Castro, the Cuban nationalist, paired up with ‘El Che’ when they met in 1955, and the two immediately clicked through a shared optimism. They went on to lead a guerilla army, toppling the Batista dictatorship in the Cuban revolution.

photo: @fuzzylogic75 (instagram)

‘Stop whining and fight’

The close friendship between Castro and Guevara took many twists and turns, eventually turning sour.

Arnold worked on the mural with me, putting up a Locos piece in the centre of the two men’s portraits.

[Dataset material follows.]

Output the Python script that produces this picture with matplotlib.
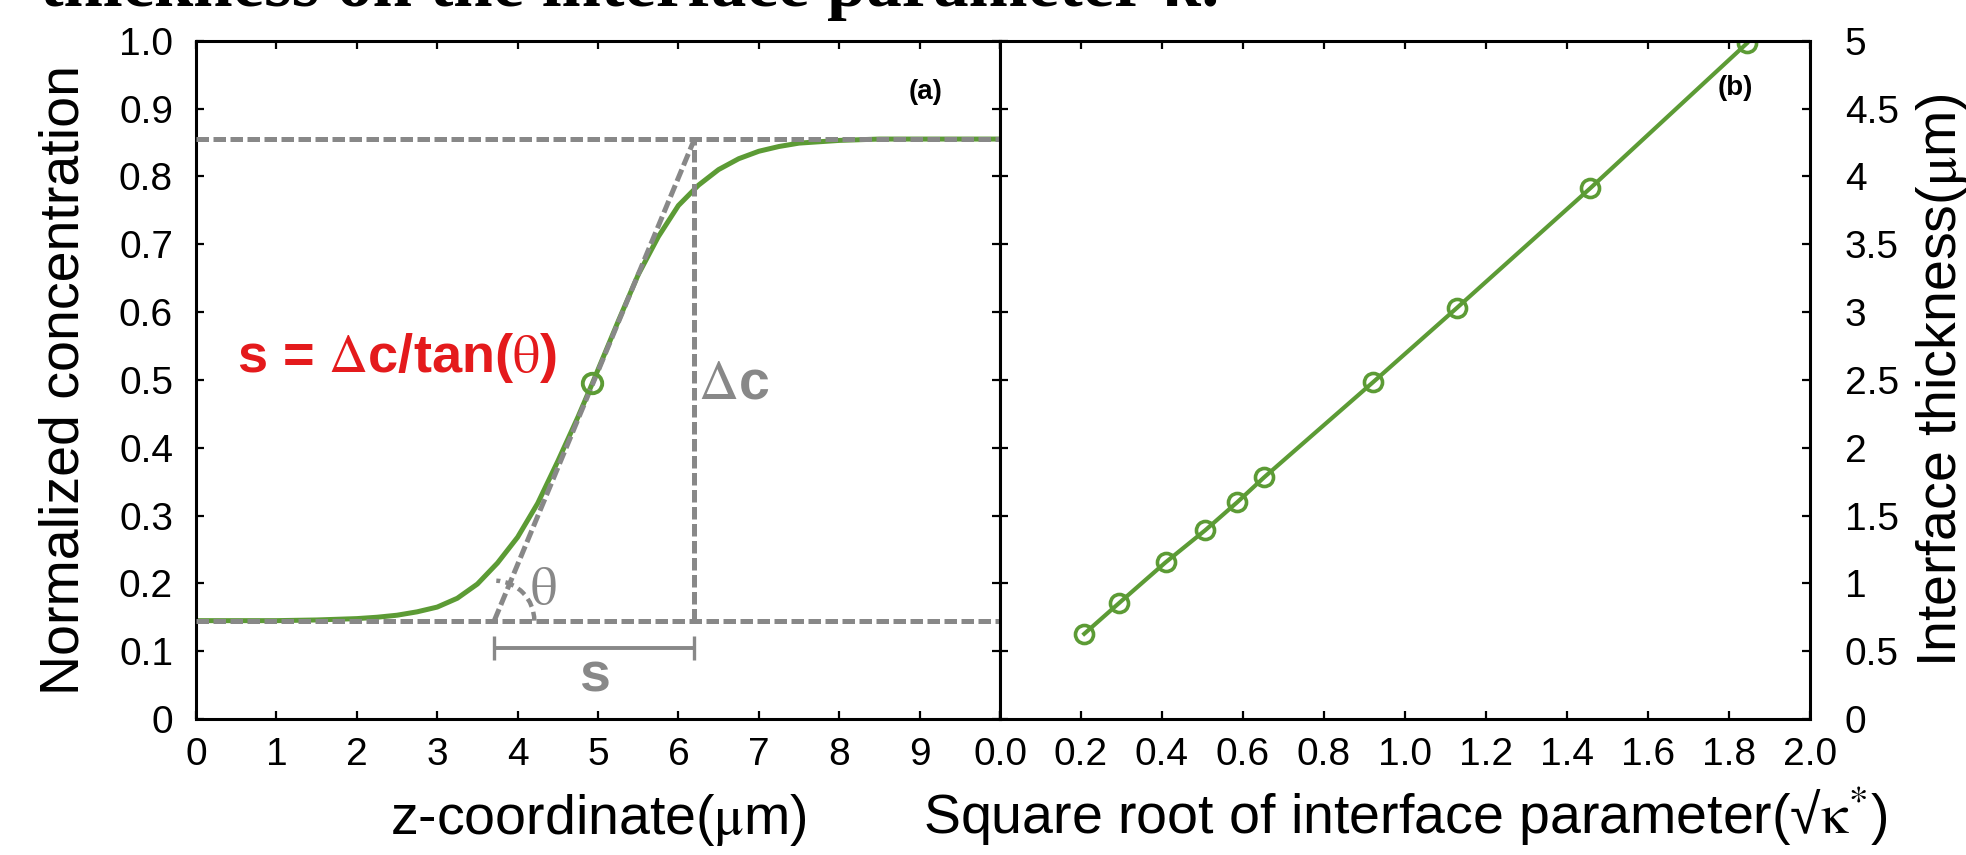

In researching for the piece I wondered ‘but what about the women?’. Che was married twice, first to Hilda Gadea – Peruvian economist, Communist leader, author and mother of his daughter Hilda Beatriz “Hildita” Guevara Gadea. His second wife and mother of four children was active in the urban underground movement, and first met Che during the revolutionary war in Cuba. Fidel Castro had relationships with a number of women, resulting in at least ten children. Much of his private life was censored by state media.

photo: @sheweararmani (instagram)

When a girl reaches 15 in Cuba, her ‘quinceanera’ is a sacred rite of passage. An elaborate, expensive affair where the girl dresses up for photoshoots and a party. Outfits often involve lace – trims, gloves, ruffles, fans and resemble wedding dresses or ballgowns.

Lace patterns pull the piece together.